Just saying it over and over, listening to the sound of that word.

The thing about becoming a billionaire is that first you’re elated; then you’re freaked out; and then you start feeling guilty. But here is where my Zen training helped me. I sat down and meditated and forced myself to not think about my wealth. I was sitting there moaning my syllable, and then I opened my eyes and came out of my trance and I said, out loud, in this really booming voice, to this imaginary critic guy that I imagined was standing there criticizing me for having so much money, I shouted right at him, as loud as I could: “Frig you, ass-munch, because I’m
smarter
than you, I’m
better
than you, I’m
changing the world,
and I
deserve
this.”

It was this amazing moment of total humility and self-negation. Two days later I woke up and invented the concept for the iPod. True story.

The way I see it, I can’t really take credit for being so rich. But it’s also not my fault, either. It just is what it is. It’s beyond my control. Here’s another way to look at it. The other day I was listening to a piece of music. It was a symphony by Mozart, written when he was nine years old. I thought to myself, How the hell does this happen? How does someone like Mozart come to exist? Fair enough, a musical genius spins up out of the gene pool. That probably happens pretty regularly. But in this case the genius happens to land in Salzburg, Austria, in the eighteenth century—the most fertile musical environment that has ever existed. And his father is a music teacher. Boom. Lightning strikes.

Same for me. I was born in San Francisco, in 1955, to a pair of graduate students who put me up for adoption. I landed with a modest couple in a sleepy town called Mountain View, California—which, as luck would have it, was situated right in the heart of what was about to become Silicon Valley. Maybe this was totally random, just natural selection at work. But I wonder if there isn’t also some kind of invisible hand of fate moving in our lives. Because imagine that I’d been born in a different century, or in a different place. Imagine I’d been born in some remote village in China. Or imagine that my birth parents didn’t put me up for adoption. Imagine my mother kept me, and I grew up in Berkeley with a pair of doofball intellectual parents, and instead of taking a summer job at Hewlett-Packard and meeting Steve Wozniak, I spent my teenage years hanging out in coffee shops reading Sartre and Camus and writing lame-ass poetry.

The point is, my adoption was necessary. It needed to happen. It’s like Moses being left in the bullrushes. If that doesn’t happen—if Moses stays home with his Jewish mother, and doesn’t grow up with Pharaoh’s family—well, the Jews don’t get out of Egypt, so there’s no Ten Commandments, and no Passover, which means no Easter. All of history is changed. Same with me. Without the fluke of my adoption, there’s no Apple Computer, no Macintosh, no iMac, no iPod, no iTunes.

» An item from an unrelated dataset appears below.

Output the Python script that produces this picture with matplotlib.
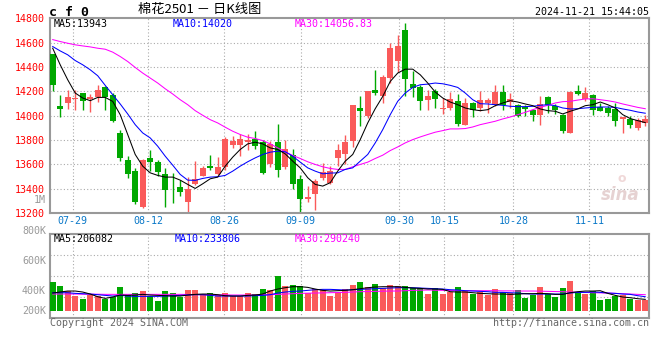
import matplotlib
matplotlib.use('Agg')

import numpy as np
import matplotlib.pyplot as plt

# cotton 2501 daily candles, oldest first (last bar is 2024-11-21)
open_ = [14505, 14080, 14100, 14135, 14184, 14135, 14155, 14237, 14172, 13858,
         13634, 13544, 13249, 13650, 13615, 13520, 13392, 13414, 13290, 13435,
         13505, 13585, 13520, 13580, 13760, 13760, 13785, 13812, 13780, 13600,
         13782, 13575, 13675, 13477, 13316, 13360, 13488, 13450, 13650, 13685,
         13790, 14063, 13995, 14213, 14164, 14309, 14453, 14704, 14262, 14232,
         14126, 14205, 14052, 14060, 14123, 13926, 14104, 14060, 14101, 14090,
         14194, 14109, 14090, 14071, 14044, 14008, 14156, 14082, 14008, 13855,
         14205, 14139, 14172, 14068, 14063, 14055, 13973, 13976, 13899, 13940]
high = [14510, 14170, 14212, 14210, 14190, 14180, 14250, 14240, 14186, 13885,
        13667, 13571, 13645, 13715, 13635, 13568, 13525, 13475, 13495, 13625,
        13585, 13675, 13662, 13822, 13835, 13853, 13850, 13875, 13800, 13795,
        13935, 13800, 13722, 13510, 13420, 13478, 13607, 13585, 13770, 13840,
        14090, 14158, 14200, 14377, 14336, 14601, 14664, 14765, 14363, 14249,
        14208, 14221, 14145, 14194, 14180, 14145, 14109, 14205, 14145, 14254,
        14249, 14186, 14095, 14090, 14058, 14164, 14160, 14096, 14014, 14200,
        14254, 14237, 14175, 14104, 14077, 14104, 13988, 13995, 13981, 14008]
low = [14205, 13988, 14056, 14048, 14045, 14030, 14115, 14045, 13950, 13631,
       13490, 13271, 13245, 13545, 13505, 13252, 13283, 13338, 13200, 13430,
       13503, 13557, 13510, 13552, 13738, 13670, 13720, 13730, 13520, 13580,
       13495, 13560, 13400, 13210, 13290, 13225, 13470, 13440, 13585, 13600,
       13740, 13918, 13981, 14167, 14104, 14268, 14358, 14164, 14150, 14049,
       14044, 14063, 14014, 14049, 13918, 13925, 13986, 14036, 14022, 14077,
       14044, 14063, 13992, 13995, 13959, 13926, 14022, 14014, 13861, 13855,
       14167, 14123, 14008, 14036, 13995, 13918, 13858, 13899, 13880, 13913]
close = [14249, 14058, 14156, 14145, 14120, 14150, 14210, 14155, 13955, 13648,
         13522, 13290, 13634, 13622, 13538, 13385, 13385, 13375, 13400, 13483,
         13566, 13572, 13574, 13805, 13793, 13810, 13800, 13750, 13530, 13765,
         13550, 13722, 13442, 13313, 13332, 13462, 13540, 13548, 13720, 13785,
         14085, 14036, 14199, 14186, 14314, 14560, 14573, 14300, 14227, 14117,
         14164, 14137, 14066, 14137, 13934, 14101, 14047, 14131, 14131, 14194,
         14090, 14139, 14000, 14052, 14008, 14098, 14090, 14044, 13877, 14197,
         14180, 14187, 14044, 14041, 14022, 13954, 13986, 13921, 13962, 13973]

# moving averages as drawn on the chart
ma5 = [14554, 14418, 14295, 14186, 14145, 14123, 14150, 14150, 14117, 14008,
       13845, 13681, 13585, 13530, 13509, 13495, 13495, 13470, 13435, 13402,
       13440, 13481, 13495, 13585, 13659, 13722, 13768, 13782, 13768, 13735,
       13722, 13686, 13626, 13571, 13490, 13435, 13421, 13449, 13544, 13626,
       13681, 13803, 13940, 14057, 14158, 14281, 14350, 14382, 14382, 14336,
       14268, 14194, 14145, 14112, 14090, 14063, 14049, 14041, 14049, 14082,
       14104, 14123, 14112, 14096, 14082, 14055, 14041, 14036, 14014, 14036,
       14055, 14082, 14090, 14112, 14090, 14063, 14008, 13976, 13959, 13943]
ma10 = [14568, 14532, 14500, 14453, 14418, 14377, 14328, 14249, 14172, 14096,
        14014, 13926, 13858, 13817, 13749, 13667, 13593, 13517, 13470, 13468,
        13484, 13495, 13498, 13509, 13544, 13585, 13621, 13653, 13681, 13700,
        13708, 13703, 13667, 13618, 13571, 13544, 13522, 13528, 13530, 13558,
        13571, 13626, 13681, 13776, 13885, 14008, 14118, 14186, 14232, 14254,
        14259, 14268, 14262, 14249, 14232, 14186, 14131, 14098, 14096, 14090,
        14085, 14077, 14074, 14074, 14077, 14085, 14090, 14082, 14063, 14055,
        14057, 14063, 14068, 14071, 14071, 14068, 14055, 14044, 14030, 14020]
ma30 = [14625, 14609, 14595, 14582, 14573, 14565, 14554, 14546, 14522, 14486,
        14445, 14396, 14350, 14309, 14268, 14221, 14178, 14131, 14090, 14041,
        14003, 13967, 13940, 13905, 13872, 13845, 13823, 13812, 13795, 13768,
        13735, 13703, 13673, 13648, 13621, 13599, 13580, 13566, 13558, 13558,
        13580, 13599, 13618, 13648, 13675, 13713, 13743, 13776, 13803, 13825,
        13845, 13864, 13877, 13891, 13891, 13894, 13907, 13926, 13940, 13954,
        13973, 13989, 14008, 14027, 14049, 14068, 14085, 14104, 14115, 14118,
        14128, 14137, 14139, 14131, 14123, 14112, 14096, 14082, 14068, 14057]

# volume (lots)
volume = [478000, 408000, 325000, 248000, 193000, 252000, 243000, 198000, 219000, 391000,
          264000, 297000, 325000, 243000, 165000, 325000, 297000, 219000, 342000, 342000,
          276000, 297000, 259000, 297000, 243000, 236000, 297000, 276000, 358000, 342000,
          578000, 408000, 429000, 413000, 285000, 351000, 342000, 248000, 285000, 351000,
          424000, 474000, 396000, 441000, 368000, 424000, 408000, 408000, 368000, 380000,
          276000, 368000, 276000, 314000, 391000, 325000, 276000, 314000, 252000, 358000,
          309000, 285000, 335000, 210000, 252000, 384000, 276000, 226000, 368000, 490000,
          314000, 276000, 325000, 177000, 193000, 243000, 259000, 198000, 177000, 177000]
vol_ma5 = [291500, 308000, 324500, 324500, 308000, 275000, 231000, 203500, 225500, 258500,
           253000, 258500, 269500, 258500, 253000, 247500, 242000, 242000, 258500, 269500,
           275000, 275000, 264000, 247500, 242000, 242000, 253000, 258500, 275000, 324500,
           357500, 379500, 396000, 396000, 385000, 357500, 335500, 324500, 330000, 335500,
           346500, 363000, 379500, 390500, 396000, 396000, 396000, 385000, 374000, 368500,
           357500, 357500, 352000, 313500, 308000, 308000, 297000, 286000, 280500, 275000,
           275000, 269500, 275000, 280500, 280500, 286000, 280500, 269500, 269500, 297000,
           313500, 324500, 324500, 330000, 286000, 253000, 225500, 214500, 198000, 187000]
vol_ma10 = [297000, 297000, 297000, 286000, 280500, 275000, 264000, 253000, 242000, 253000,
            242000, 236500, 236500, 236500, 236500, 242000, 247500, 253000, 258500, 264000,
            264000, 253000, 242000, 242000, 242000, 242000, 242000, 247500, 253000, 264000,
            291500, 308000, 319000, 324500, 335500, 346500, 352000, 352000, 346500, 341000,
            346500, 352000, 357500, 363000, 368500, 374000, 379500, 379500, 379500, 374000,
            368500, 363000, 357500, 346500, 341000, 330000, 324500, 319000, 313500, 302500,
            302500, 297000, 291500, 280500, 275000, 275000, 275000, 275000, 275000, 291500,
            302500, 302500, 308000, 302500, 291500, 286000, 275000, 269500, 247500, 231000]
vol_ma30 = [275000, 275000, 275000, 275000, 272000, 272000, 272000, 269500, 269500, 269500,
            269500, 269500, 269500, 269500, 269500, 269500, 269500, 269500, 267000, 267000,
            264000, 264000, 261000, 261000, 258500, 258500, 258500, 261000, 264000, 264000,
            269500, 275000, 280500, 286000, 289000, 291500, 294000, 297000, 300000, 302500,
            308000, 313500, 316000, 319000, 322000, 324500, 324500, 330000, 335500, 338000,
            341000, 338000, 335500, 333000, 330000, 330000, 330000, 330000, 330000, 330000,
            327000, 327000, 324500, 324500, 324500, 322000, 319000, 316000, 313500, 308000,
            305000, 302500, 297000, 294000, 291500, 286000, 280500, 275000, 269500, 264000]

date_labels = ['07-29', '08-12', '08-26', '09-09', '09-30', '10-15', '10-28', '11-11']
date_pos = [2.67, 12.75, 22.88, 33.07, 46.21, 52.21, 61.41, 71.55]
price_ticks = [13200, 13400, 13600, 13800, 14000, 14200, 14400, 14600, 14800]
vol_labels = ['1M', '800K', '600K', '400K', '200K']

RED = '#fa5a5a'
GREEN = '#00a800'
GRID = '#aaaaaa'
FRAME = '#999999'
MONO = 'DejaVu Sans Mono'

plt.rcParams['font.family'] = MONO

W, H = 660, 360
fig = plt.figure(figsize=(W / 100, H / 100), dpi=100)
fig.patch.set_facecolor('white')


def box(l, t, r, b):
    return [l / W, 1 - b / H, (r - l) / W, (b - t) / H]


def ftext(px, py, s, **kw):
    fig.text(px / W, 1 - py / H, s, va='center', **kw)


x = np.arange(len(close))
o, hi, lo, c = map(np.asarray, (open_, high, low, close))
colors = np.where(c >= o, RED, GREEN)

# ---- price panel
ax = fig.add_axes(box(50, 18.3, 649, 213))
for p in date_pos:
    ax.axvline(p, color=GRID, lw=0.8, ls=(0, (1, 2)), zorder=1)
for t in price_ticks[1:-1]:
    ax.axhline(t, color=GRID, lw=0.8, ls=(0, (1, 2)), zorder=1)

ax.vlines(x, lo, hi, colors=colors, lw=1, zorder=2)
ax.bar(x, np.maximum(np.abs(c - o), 7), bottom=np.minimum(o, c), width=0.78,
       color=colors, lw=0, zorder=3)
ax.plot(x, ma30, color='#ff00ff', lw=0.75, zorder=4)
ax.plot(x, ma10, color='#0000ff', lw=0.75, zorder=5)
ax.plot(x, ma5, color='black', lw=0.75, zorder=6)

ax.set_xlim(-0.36, 79.5)
ax.set_ylim(13200, 14800)
ax.set_xticks([])
ax.set_yticks(price_ticks)
ax.set_yticklabels([str(t) for t in price_ticks])
ax.tick_params(axis='y', length=0, pad=4, labelcolor='#ff0000', labelsize=7.2)
for s in ax.spines.values():
    s.set_color(FRAME)
    s.set_linewidth(1.5)

for p, s in zip(date_pos, date_labels):
    ax.text(p, -0.041, s, transform=ax.get_xaxis_transform(), ha='center',
            va='center', color='#0a78c8', fontsize=7.2)

# faint watermark
ax.text(0.985, 0.09, 'sina', transform=ax.transAxes, ha='right', va='center',
        fontsize=12, style='italic', weight='bold', color='#e6d2d2',
        family='DejaVu Sans')
ax.text(0.955, 0.175, 'o', transform=ax.transAxes, ha='center', va='center',
        fontsize=9, weight='bold', color='#f0d8d8', family='DejaVu Sans')

# ---- volume panel
axv = fig.add_axes(box(50, 234.3, 649, 317.7))
for p in date_pos:
    axv.axvline(p, color=GRID, lw=0.8, ls=(0, (1, 2)), zorder=1)
for f in (0.25, 0.5, 0.75):
    axv.plot([0, 1], [f, f], transform=axv.transAxes, color=GRID, lw=0.8,
             ls=(0, (1, 2)), zorder=1)
axv.bar(x, volume, width=0.8, color=colors, lw=0, zorder=3)
axv.plot(x, vol_ma30, color='#ff00ff', lw=0.75, zorder=4)
axv.plot(x, vol_ma10, color='#0000ff', lw=0.75, zorder=5)
axv.plot(x, vol_ma5, color='black', lw=0.75, zorder=6)
axv.set_xlim(-0.36, 79.5)
axv.set_ylim(-115500, 1260600)
axv.set_xticks([])
axv.set_yticks([])
for s in axv.spines.values():
    s.set_color(FRAME)
    s.set_linewidth(1.5)

# ---- texts
ftext(49, 12, 'c f 0', fontsize=9.5, weight='bold', color='black')
ftext(200, 10, '棉花2501 － 日K线图', ha='center', fontsize=9.5,
      family=['Noto Sans CJK SC', 'DejaVu Sans'], color='black')
ftext(649, 12, '2024-11-21 15:44:05', ha='right', fontsize=7.2, color='black')

ftext(54, 24, 'MA5:13943', fontsize=7.2, color='black')
ftext(173, 24, 'MA10:14020', fontsize=7.2, color='#0000ff')
ftext(294.5, 24, 'MA30:14056.83', fontsize=7.2, color='#ff00ff')

ftext(54, 238.5, 'MA5:206082', fontsize=7.2, color='black')
ftext(175, 238.5, 'MA10:233806', fontsize=7.2, color='#0000ff')
ftext(294.5, 238.5, 'MA30:290240', fontsize=7.2, color='#ff00ff')

for py, s in zip([200, 231, 260.7, 290.7, 310.7], vol_labels):
    ftext(46, py, s, ha='right', fontsize=7.2, color='#999999')

ftext(50, 323.5, 'Copyright 2024 SINA.COM', fontsize=7.2, color='#666666')
ftext(649, 323.5, 'http://finance.sina.com.cn', ha='right', fontsize=7.2,
      color='#666666')

fig.savefig('out.png', dpi=100, facecolor='white')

I realize how I sound. I sound like a dick. Self-centered. Obnoxious. I’m told all the time that I seem like a narcissistic egomaniac. You know what I say? I say, “Look, wouldn’t you be an egomaniac if you woke up one day and found out you were me? You know you would.”

Of course the bad part of being such a mega-rich mega-famous mega-creative genius is that there are always some jerks looking to take a shot at you.

In my case those jerks include the United States government, and despite everything I’ve done for the world—or maybe because of it—they are determined to put me out of business.